Rows from a dataset of charts and code
• • •
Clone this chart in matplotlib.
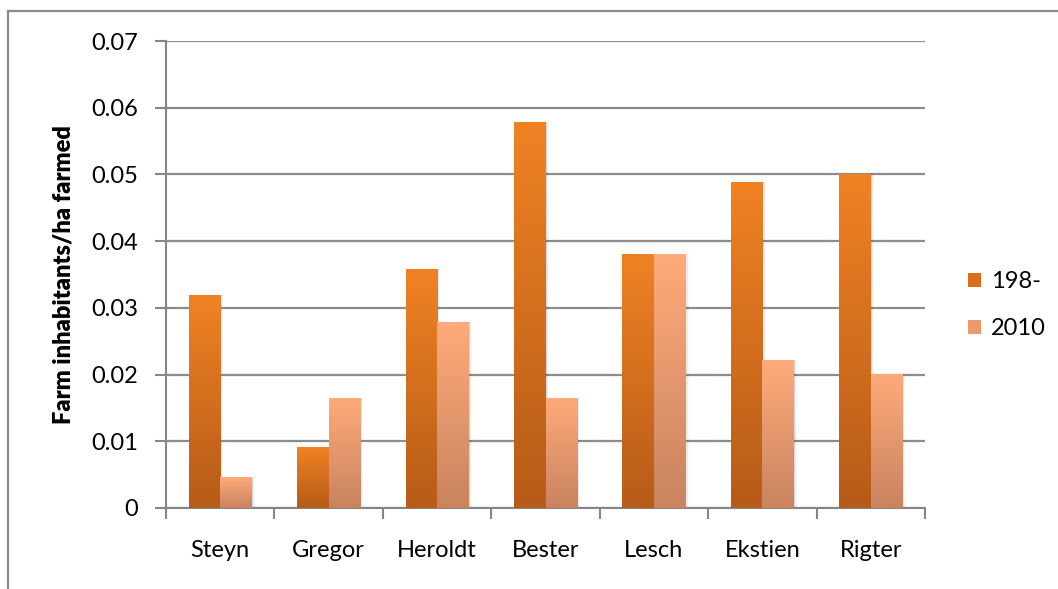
import numpy as np
import matplotlib.pyplot as plt
from matplotlib.lines import Line2D
from matplotlib.patches import Patch
from matplotlib.colors import LinearSegmentedColormap

plt.rcParams['font.family'] = ['Lato', 'DejaVu Sans']

farms = ["Steyn", "Gregor", "Heroldt", "Bester", "Lesch", "Ekstien", "Rigter"]
series_names = ["198-", "2010"]
vals_198 = [0.0319, 0.0091, 0.0358, 0.0579, 0.0381, 0.0489, 0.0501]
vals_2010 = [0.0046, 0.0165, 0.0279, 0.0165, 0.0381, 0.0222, 0.0201]
y_ticks = [0, 0.01, 0.02, 0.03, 0.04, 0.05, 0.06, 0.07]
y_tick_labels = ["0", "0.01", "0.02", "0.03", "0.04", "0.05", "0.06", "0.07"]

# top / bottom colours of the gradient fill
grad_198 = ("#f08224", "#b65b18")
grad_2010 = ("#ffab7a", "#c9835f")

W, H = 1058, 589
fig = plt.figure(figsize=(W / 100, H / 100), dpi=100)
ax = fig.add_axes([166 / W, 1 - 508 / H, (925 - 166) / W, (508 - 41) / H])

x = np.arange(len(farms))
bw = 0.29


def gradient_bars(xs, heights, colors):
    cmap = LinearSegmentedColormap.from_list("g", [colors[1], colors[0]])
    bars = ax.bar(xs, heights, width=bw, color="none", linewidth=0, zorder=3)
    grad = np.linspace(0, 1, 256).reshape(-1, 1)
    for b in bars:
        x0, w, h = b.get_x(), b.get_width(), b.get_height()
        # soft shadow on the right side
        for k, a in enumerate([0.08, 0.05, 0.025]):
            ax.bar(x0 + w / 2 + 0.01 * (k + 1), h, width=w, color="black",
                   alpha=a, linewidth=0, zorder=2)
        # each bar runs from its own light top to dark bottom
        im = ax.imshow(grad, extent=[x0, x0 + w, 0, h], origin="lower",
                       cmap=cmap, aspect="auto", zorder=3)
        im.set_clip_path(b)
    return bars


gradient_bars(x - bw / 2, vals_198, grad_198)
gradient_bars(x + bw / 2, vals_2010, grad_2010)

ax.set_xlim(-0.5, len(farms) - 0.5)
ax.set_ylim(0, 0.07)
ax.set_yticks(y_ticks)
ax.set_yticklabels(y_tick_labels)
ax.set_xticks(np.arange(-0.5, len(farms), 1.0))
ax.set_xticklabels([])
ax.set_xticks(x, minor=True)
ax.set_xticklabels(farms, minor=True)
ax.tick_params(axis="x", which="minor", length=0, pad=23, labelsize=17)
ax.tick_params(axis="x", which="major", length=8, width=1.5, color="#868686")
ax.tick_params(axis="y", length=8, width=1.5, color="#868686", labelsize=17, pad=12)

ax.grid(axis="y", color="#8c8c8c", linewidth=1.6, zorder=1)
ax.set_axisbelow(True)
for s in ["top", "right"]:
    ax.spines[s].set_visible(False)
for s in ["left", "bottom"]:
    ax.spines[s].set_color("#868686")
    ax.spines[s].set_linewidth(1.5)

ax.set_ylabel("Farm inhabitants/ha farmed", fontsize=17, fontweight="heavy", labelpad=12)

handles = [Patch(facecolor="#d96e1e", edgecolor="none"),
           Patch(facecolor="#eb9a6e", edgecolor="none")]
fig.legend(handles, series_names, loc="center left", bbox_to_anchor=(947 / W, 1 - 305 / H),
           frameon=False, fontsize=17, handlelength=0.55, handleheight=0.55,
           handletextpad=0.4, labelspacing=1.1)

# outer frame lines
fig.add_artist(Line2D([8 / W, 1], [1 - 11 / H, 1 - 11 / H], color="#8c8c8c", linewidth=1.6))
fig.add_artist(Line2D([8 / W, 8 / W], [0, 1 - 11 / H], color="#8c8c8c", linewidth=1.6))

fig.savefig("out.png", dpi=100)
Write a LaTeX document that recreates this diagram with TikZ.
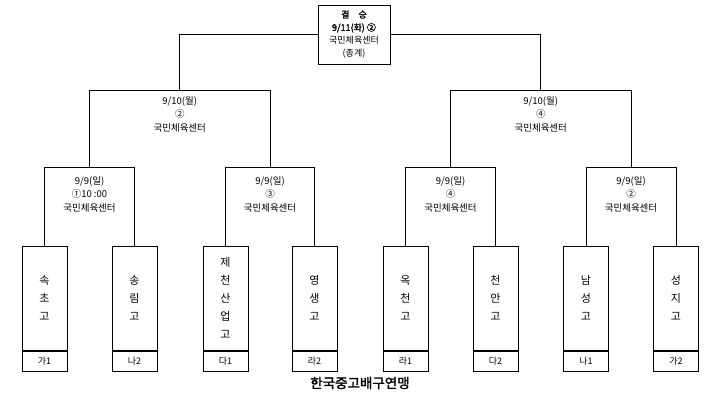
\documentclass[tikz,border=0pt]{standalone}
\usepackage{fontspec}
\usetikzlibrary{calc}
\setmainfont{Noto Sans CJK KR}[AutoFakeBold=2]
\begin{document}
\begin{tikzpicture}[x=1pt,y=-1pt,line width=0.8pt,
  lbl/.style={font=\fontsize{9.5}{13.5}\selectfont,align=center,inner sep=0pt},
  team/.style={draw,minimum width=45pt,minimum height=104pt,anchor=north,font=\fontsize{11}{18}\selectfont,align=center,inner sep=0pt},
  grp/.style={draw,minimum width=45pt,minimum height=20pt,anchor=north,font=\fontsize{9}{10}\selectfont,inner sep=0pt}]
\useasboundingbox (0,0) rectangle (720,403);
\node[draw,minimum width=72pt,minimum height=59pt,align=center,inner sep=0pt,font=\fontsize{9}{14}\selectfont] (fin) at (354,34.5)
  {\textbf{결\quad 승}\\[-1pt]\textbf{9/11(화) ②}\\[-1pt]국민체육센터\\[-1pt](종계)};
% teams
\foreach \n/\x/\t/\g in {t1/44.5/속\\초\\고/가1, t2/134.5/송\\림\\고/나2, t3/225.5/제\\천\\산\\업\\고/다1, t4/314.5/영\\생\\고/라2,
  t5/405.5/옥\\천\\고/라1, t6/495.5/천\\안\\고/다2, t7/586/남\\성\\고/나1, t8/676/성\\지\\고/가2}{
  \node[team] (\n) at (\x,246) {\t};
  \node[grp] (\n g) at (\n.south) {\g};
}
% quarter brackets
\foreach \a/\b/\q/\txt in {t1/t2/q1/{9/9(일)\\①10 :00\\국민체육센터}, t3/t4/q2/{9/9(일)\\③\\국민체육센터},
  t5/t6/q3/{9/9(일)\\④\\국민체육센터}, t7/t8/q4/{9/9(일)\\②\\국민체육센터}}{
  \draw (\a.north) -- ++(0,-79) coordinate (\a top) -| (\b.north);
  \coordinate (\q) at ($(\a top)!0.5!(\b.north |- \a top)$);
  \node[lbl,anchor=north] at ([yshift=-9]\q) {\txt};
}
% semis
\foreach \a/\b/\s/\txt in {q1/q2/s1/{9/10(월)\\②\\국민체육센터}, q3/q4/s2/{9/10(월)\\④\\국민체육센터}}{
  \draw (\a) -- ++(0,-77) coordinate (\a top) -| (\b);
  \coordinate (\s) at ($(\a top)!0.5!(\b |- \a top)$);
  \node[lbl,anchor=north] at ([yshift=-6]\s) {\txt};
}
\draw (fin.west) -| (s1);
\draw (fin.east) -| (s2);
\node[font=\fontsize{13.5}{15}\selectfont\bfseries] (title) at (360,383) {한국중고배구연맹};
\end{tikzpicture}
\end{document}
• • •
→ What to produce
Make an exact copy of the data, leaving its pictures out.

→ Solution
Clone this chart in matplotlib.
import numpy as np
import matplotlib.pyplot as plt
from matplotlib.lines import Line2D
from matplotlib.patches import Patch
from matplotlib.colors import LinearSegmentedColormap

plt.rcParams['font.family'] = ['Lato', 'DejaVu Sans']

farms = ["Steyn", "Gregor", "Heroldt", "Bester", "Lesch", "Ekstien", "Rigter"]
series_names = ["198-", "2010"]
vals_198 = [0.0319, 0.0091, 0.0358, 0.0579, 0.0381, 0.0489, 0.0501]
vals_2010 = [0.0046, 0.0165, 0.0279, 0.0165, 0.0381, 0.0222, 0.0201]
y_ticks = [0, 0.01, 0.02, 0.03, 0.04, 0.05, 0.06, 0.07]
y_tick_labels = ["0", "0.01", "0.02", "0.03", "0.04", "0.05", "0.06", "0.07"]

# top / bottom colours of the gradient fill
grad_198 = ("#f08224", "#b65b18")
grad_2010 = ("#ffab7a", "#c9835f")

W, H = 1058, 589
fig = plt.figure(figsize=(W / 100, H / 100), dpi=100)
ax = fig.add_axes([166 / W, 1 - 508 / H, (925 - 166) / W, (508 - 41) / H])

x = np.arange(len(farms))
bw = 0.29


def gradient_bars(xs, heights, colors):
    cmap = LinearSegmentedColormap.from_list("g", [colors[1], colors[0]])
    bars = ax.bar(xs, heights, width=bw, color="none", linewidth=0, zorder=3)
    grad = np.linspace(0, 1, 256).reshape(-1, 1)
    for b in bars:
        x0, w, h = b.get_x(), b.get_width(), b.get_height()
        # soft shadow on the right side
        for k, a in enumerate([0.08, 0.05, 0.025]):
            ax.bar(x0 + w / 2 + 0.01 * (k + 1), h, width=w, color="black",
                   alpha=a, linewidth=0, zorder=2)
        # each bar runs from its own light top to dark bottom
        im = ax.imshow(grad, extent=[x0, x0 + w, 0, h], origin="lower",
                       cmap=cmap, aspect="auto", zorder=3)
        im.set_clip_path(b)
    return bars


gradient_bars(x - bw / 2, vals_198, grad_198)
gradient_bars(x + bw / 2, vals_2010, grad_2010)

ax.set_xlim(-0.5, len(farms) - 0.5)
ax.set_ylim(0, 0.07)
ax.set_yticks(y_ticks)
ax.set_yticklabels(y_tick_labels)
ax.set_xticks(np.arange(-0.5, len(farms), 1.0))
ax.set_xticklabels([])
ax.set_xticks(x, minor=True)
ax.set_xticklabels(farms, minor=True)
ax.tick_params(axis="x", which="minor", length=0, pad=23, labelsize=17)
ax.tick_params(axis="x", which="major", length=8, width=1.5, color="#868686")
ax.tick_params(axis="y", length=8, width=1.5, color="#868686", labelsize=17, pad=12)

ax.grid(axis="y", color="#8c8c8c", linewidth=1.6, zorder=1)
ax.set_axisbelow(True)
for s in ["top", "right"]:
    ax.spines[s].set_visible(False)
for s in ["left", "bottom"]:
    ax.spines[s].set_color("#868686")
    ax.spines[s].set_linewidth(1.5)

ax.set_ylabel("Farm inhabitants/ha farmed", fontsize=17, fontweight="heavy", labelpad=12)

handles = [Patch(facecolor="#d96e1e", edgecolor="none"),
           Patch(facecolor="#eb9a6e", edgecolor="none")]
fig.legend(handles, series_names, loc="center left", bbox_to_anchor=(947 / W, 1 - 305 / H),
           frameon=False, fontsize=17, handlelength=0.55, handleheight=0.55,
           handletextpad=0.4, labelspacing=1.1)

# outer frame lines
fig.add_artist(Line2D([8 / W, 1], [1 - 11 / H, 1 - 11 / H], color="#8c8c8c", linewidth=1.6))
fig.add_artist(Line2D([8 / W, 8 / W], [0, 1 - 11 / H], color="#8c8c8c", linewidth=1.6))

fig.savefig("out.png", dpi=100)
Write a LaTeX document that recreates this diagram with TikZ.
\documentclass[tikz,border=0pt]{standalone}
\usepackage{fontspec}
\usetikzlibrary{calc}
\setmainfont{Noto Sans CJK KR}[AutoFakeBold=2]
\begin{document}
\begin{tikzpicture}[x=1pt,y=-1pt,line width=0.8pt,
  lbl/.style={font=\fontsize{9.5}{13.5}\selectfont,align=center,inner sep=0pt},
  team/.style={draw,minimum width=45pt,minimum height=104pt,anchor=north,font=\fontsize{11}{18}\selectfont,align=center,inner sep=0pt},
  grp/.style={draw,minimum width=45pt,minimum height=20pt,anchor=north,font=\fontsize{9}{10}\selectfont,inner sep=0pt}]
\useasboundingbox (0,0) rectangle (720,403);
\node[draw,minimum width=72pt,minimum height=59pt,align=center,inner sep=0pt,font=\fontsize{9}{14}\selectfont] (fin) at (354,34.5)
  {\textbf{결\quad 승}\\[-1pt]\textbf{9/11(화) ②}\\[-1pt]국민체육센터\\[-1pt](종계)};
% teams
\foreach \n/\x/\t/\g in {t1/44.5/속\\초\\고/가1, t2/134.5/송\\림\\고/나2, t3/225.5/제\\천\\산\\업\\고/다1, t4/314.5/영\\생\\고/라2,
  t5/405.5/옥\\천\\고/라1, t6/495.5/천\\안\\고/다2, t7/586/남\\성\\고/나1, t8/676/성\\지\\고/가2}{
  \node[team] (\n) at (\x,246) {\t};
  \node[grp] (\n g) at (\n.south) {\g};
}
% quarter brackets
\foreach \a/\b/\q/\txt in {t1/t2/q1/{9/9(일)\\①10 :00\\국민체육센터}, t3/t4/q2/{9/9(일)\\③\\국민체육센터},
  t5/t6/q3/{9/9(일)\\④\\국민체육센터}, t7/t8/q4/{9/9(일)\\②\\국민체육센터}}{
  \draw (\a.north) -- ++(0,-79) coordinate (\a top) -| (\b.north);
  \coordinate (\q) at ($(\a top)!0.5!(\b.north |- \a top)$);
  \node[lbl,anchor=north] at ([yshift=-9]\q) {\txt};
}
% semis
\foreach \a/\b/\s/\txt in {q1/q2/s1/{9/10(월)\\②\\국민체육센터}, q3/q4/s2/{9/10(월)\\④\\국민체육센터}}{
  \draw (\a) -- ++(0,-77) coordinate (\a top) -| (\b);
  \coordinate (\s) at ($(\a top)!0.5!(\b |- \a top)$);
  \node[lbl,anchor=north] at ([yshift=-6]\s) {\txt};
}
\draw (fin.west) -| (s1);
\draw (fin.east) -| (s2);
\node[font=\fontsize{13.5}{15}\selectfont\bfseries] (title) at (360,383) {한국중고배구연맹};
\end{tikzpicture}
\end{document}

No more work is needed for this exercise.